TASK OBJECTIVE: Copy everything in the listing below word for word, apart from any images.

+-------+

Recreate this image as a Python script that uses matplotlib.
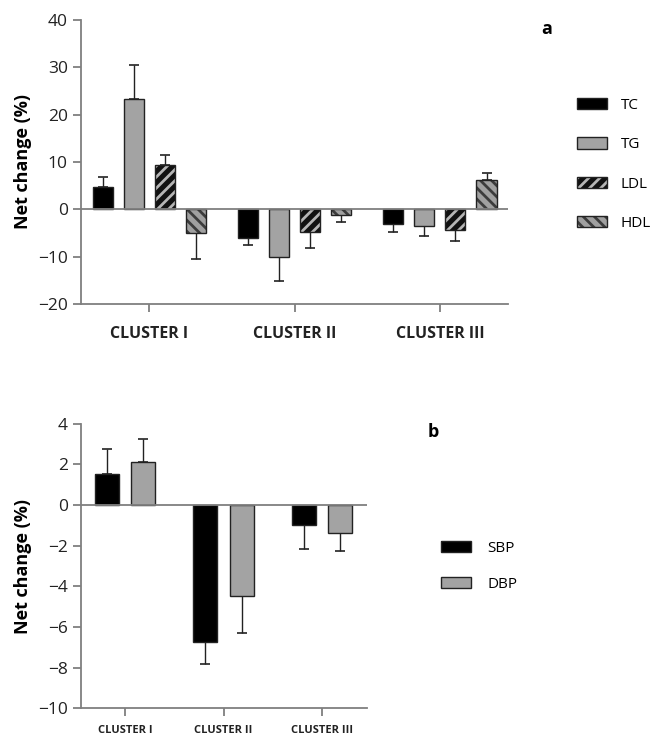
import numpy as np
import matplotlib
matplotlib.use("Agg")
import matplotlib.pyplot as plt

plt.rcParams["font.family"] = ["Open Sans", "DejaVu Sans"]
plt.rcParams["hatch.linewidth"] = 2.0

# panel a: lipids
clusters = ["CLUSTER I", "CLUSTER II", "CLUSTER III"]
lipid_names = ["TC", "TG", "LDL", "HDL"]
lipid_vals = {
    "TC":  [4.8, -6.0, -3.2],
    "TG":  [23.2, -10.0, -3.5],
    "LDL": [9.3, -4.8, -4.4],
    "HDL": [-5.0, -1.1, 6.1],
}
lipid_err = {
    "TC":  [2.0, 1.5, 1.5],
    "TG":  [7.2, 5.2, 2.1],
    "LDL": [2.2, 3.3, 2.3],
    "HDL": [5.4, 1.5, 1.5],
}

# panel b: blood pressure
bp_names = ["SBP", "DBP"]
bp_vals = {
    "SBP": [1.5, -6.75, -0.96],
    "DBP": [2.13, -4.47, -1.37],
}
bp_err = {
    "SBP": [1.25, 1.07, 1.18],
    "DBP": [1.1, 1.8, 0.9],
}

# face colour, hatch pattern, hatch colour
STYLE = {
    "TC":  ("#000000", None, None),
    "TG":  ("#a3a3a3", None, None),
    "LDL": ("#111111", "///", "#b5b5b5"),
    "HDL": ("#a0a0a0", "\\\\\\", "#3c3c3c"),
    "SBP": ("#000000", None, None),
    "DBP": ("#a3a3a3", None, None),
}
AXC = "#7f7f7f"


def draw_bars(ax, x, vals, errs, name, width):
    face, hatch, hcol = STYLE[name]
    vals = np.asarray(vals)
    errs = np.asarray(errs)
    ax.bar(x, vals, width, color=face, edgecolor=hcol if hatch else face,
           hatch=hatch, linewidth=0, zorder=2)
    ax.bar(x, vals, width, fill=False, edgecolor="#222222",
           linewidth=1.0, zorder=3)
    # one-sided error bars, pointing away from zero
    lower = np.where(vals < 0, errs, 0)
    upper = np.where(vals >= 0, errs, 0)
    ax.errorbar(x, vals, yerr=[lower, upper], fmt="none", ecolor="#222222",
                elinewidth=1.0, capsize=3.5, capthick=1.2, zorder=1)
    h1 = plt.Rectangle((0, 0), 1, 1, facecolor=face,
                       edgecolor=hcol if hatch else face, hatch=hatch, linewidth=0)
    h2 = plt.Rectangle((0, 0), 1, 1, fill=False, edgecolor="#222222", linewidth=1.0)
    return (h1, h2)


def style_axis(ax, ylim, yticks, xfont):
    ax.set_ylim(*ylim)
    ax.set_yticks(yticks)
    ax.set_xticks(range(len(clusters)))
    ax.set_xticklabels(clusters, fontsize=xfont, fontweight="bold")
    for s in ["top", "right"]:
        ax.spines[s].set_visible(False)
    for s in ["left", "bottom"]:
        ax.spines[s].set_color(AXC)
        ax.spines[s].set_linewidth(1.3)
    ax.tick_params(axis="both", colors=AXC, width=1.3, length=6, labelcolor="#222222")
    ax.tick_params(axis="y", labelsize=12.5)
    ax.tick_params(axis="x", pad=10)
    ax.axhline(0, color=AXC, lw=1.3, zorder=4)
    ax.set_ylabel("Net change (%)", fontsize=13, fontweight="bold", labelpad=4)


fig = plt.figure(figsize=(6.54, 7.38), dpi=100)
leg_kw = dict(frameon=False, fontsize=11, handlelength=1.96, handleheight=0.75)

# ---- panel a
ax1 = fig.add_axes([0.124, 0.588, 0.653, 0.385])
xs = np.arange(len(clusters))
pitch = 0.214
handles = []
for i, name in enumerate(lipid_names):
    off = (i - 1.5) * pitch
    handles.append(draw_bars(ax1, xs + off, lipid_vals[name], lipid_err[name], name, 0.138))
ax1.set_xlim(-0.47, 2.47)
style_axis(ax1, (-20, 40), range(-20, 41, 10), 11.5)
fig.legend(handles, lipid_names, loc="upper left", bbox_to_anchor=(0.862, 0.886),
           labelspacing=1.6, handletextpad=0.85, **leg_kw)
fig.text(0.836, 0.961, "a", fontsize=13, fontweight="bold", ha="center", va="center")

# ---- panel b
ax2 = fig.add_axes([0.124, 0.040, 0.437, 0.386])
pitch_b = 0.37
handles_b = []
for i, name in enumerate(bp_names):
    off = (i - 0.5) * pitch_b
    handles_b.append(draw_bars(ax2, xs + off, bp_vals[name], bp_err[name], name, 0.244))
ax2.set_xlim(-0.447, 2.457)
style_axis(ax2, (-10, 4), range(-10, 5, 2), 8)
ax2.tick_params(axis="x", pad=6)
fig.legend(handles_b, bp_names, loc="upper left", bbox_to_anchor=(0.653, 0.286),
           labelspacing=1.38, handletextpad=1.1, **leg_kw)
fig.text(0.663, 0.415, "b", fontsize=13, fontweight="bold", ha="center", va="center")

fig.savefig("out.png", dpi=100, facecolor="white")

+-------+

PROBLEM SOLUTION:
Recreate this image as a Python script that uses matplotlib.
import numpy as np
import matplotlib
matplotlib.use("Agg")
import matplotlib.pyplot as plt

plt.rcParams["font.family"] = ["Open Sans", "DejaVu Sans"]
plt.rcParams["hatch.linewidth"] = 2.0

# panel a: lipids
clusters = ["CLUSTER I", "CLUSTER II", "CLUSTER III"]
lipid_names = ["TC", "TG", "LDL", "HDL"]
lipid_vals = {
    "TC":  [4.8, -6.0, -3.2],
    "TG":  [23.2, -10.0, -3.5],
    "LDL": [9.3, -4.8, -4.4],
    "HDL": [-5.0, -1.1, 6.1],
}
lipid_err = {
    "TC":  [2.0, 1.5, 1.5],
    "TG":  [7.2, 5.2, 2.1],
    "LDL": [2.2, 3.3, 2.3],
    "HDL": [5.4, 1.5, 1.5],
}

# panel b: blood pressure
bp_names = ["SBP", "DBP"]
bp_vals = {
    "SBP": [1.5, -6.75, -0.96],
    "DBP": [2.13, -4.47, -1.37],
}
bp_err = {
    "SBP": [1.25, 1.07, 1.18],
    "DBP": [1.1, 1.8, 0.9],
}

# face colour, hatch pattern, hatch colour
STYLE = {
    "TC":  ("#000000", None, None),
    "TG":  ("#a3a3a3", None, None),
    "LDL": ("#111111", "///", "#b5b5b5"),
    "HDL": ("#a0a0a0", "\\\\\\", "#3c3c3c"),
    "SBP": ("#000000", None, None),
    "DBP": ("#a3a3a3", None, None),
}
AXC = "#7f7f7f"


def draw_bars(ax, x, vals, errs, name, width):
    face, hatch, hcol = STYLE[name]
    vals = np.asarray(vals)
    errs = np.asarray(errs)
    ax.bar(x, vals, width, color=face, edgecolor=hcol if hatch else face,
           hatch=hatch, linewidth=0, zorder=2)
    ax.bar(x, vals, width, fill=False, edgecolor="#222222",
           linewidth=1.0, zorder=3)
    # one-sided error bars, pointing away from zero
    lower = np.where(vals < 0, errs, 0)
    upper = np.where(vals >= 0, errs, 0)
    ax.errorbar(x, vals, yerr=[lower, upper], fmt="none", ecolor="#222222",
                elinewidth=1.0, capsize=3.5, capthick=1.2, zorder=1)
    h1 = plt.Rectangle((0, 0), 1, 1, facecolor=face,
                       edgecolor=hcol if hatch else face, hatch=hatch, linewidth=0)
    h2 = plt.Rectangle((0, 0), 1, 1, fill=False, edgecolor="#222222", linewidth=1.0)
    return (h1, h2)


def style_axis(ax, ylim, yticks, xfont):
    ax.set_ylim(*ylim)
    ax.set_yticks(yticks)
    ax.set_xticks(range(len(clusters)))
    ax.set_xticklabels(clusters, fontsize=xfont, fontweight="bold")
    for s in ["top", "right"]:
        ax.spines[s].set_visible(False)
    for s in ["left", "bottom"]:
        ax.spines[s].set_color(AXC)
        ax.spines[s].set_linewidth(1.3)
    ax.tick_params(axis="both", colors=AXC, width=1.3, length=6, labelcolor="#222222")
    ax.tick_params(axis="y", labelsize=12.5)
    ax.tick_params(axis="x", pad=10)
    ax.axhline(0, color=AXC, lw=1.3, zorder=4)
    ax.set_ylabel("Net change (%)", fontsize=13, fontweight="bold", labelpad=4)


fig = plt.figure(figsize=(6.54, 7.38), dpi=100)
leg_kw = dict(frameon=False, fontsize=11, handlelength=1.96, handleheight=0.75)

# ---- panel a
ax1 = fig.add_axes([0.124, 0.588, 0.653, 0.385])
xs = np.arange(len(clusters))
pitch = 0.214
handles = []
for i, name in enumerate(lipid_names):
    off = (i - 1.5) * pitch
    handles.append(draw_bars(ax1, xs + off, lipid_vals[name], lipid_err[name], name, 0.138))
ax1.set_xlim(-0.47, 2.47)
style_axis(ax1, (-20, 40), range(-20, 41, 10), 11.5)
fig.legend(handles, lipid_names, loc="upper left", bbox_to_anchor=(0.862, 0.886),
           labelspacing=1.6, handletextpad=0.85, **leg_kw)
fig.text(0.836, 0.961, "a", fontsize=13, fontweight="bold", ha="center", va="center")

# ---- panel b
ax2 = fig.add_axes([0.124, 0.040, 0.437, 0.386])
pitch_b = 0.37
handles_b = []
for i, name in enumerate(bp_names):
    off = (i - 0.5) * pitch_b
    handles_b.append(draw_bars(ax2, xs + off, bp_vals[name], bp_err[name], name, 0.244))
ax2.set_xlim(-0.447, 2.457)
style_axis(ax2, (-10, 4), range(-10, 5, 2), 8)
ax2.tick_params(axis="x", pad=6)
fig.legend(handles_b, bp_names, loc="upper left", bbox_to_anchor=(0.653, 0.286),
           labelspacing=1.38, handletextpad=1.1, **leg_kw)
fig.text(0.663, 0.415, "b", fontsize=13, fontweight="bold", ha="center", va="center")

fig.savefig("out.png", dpi=100, facecolor="white")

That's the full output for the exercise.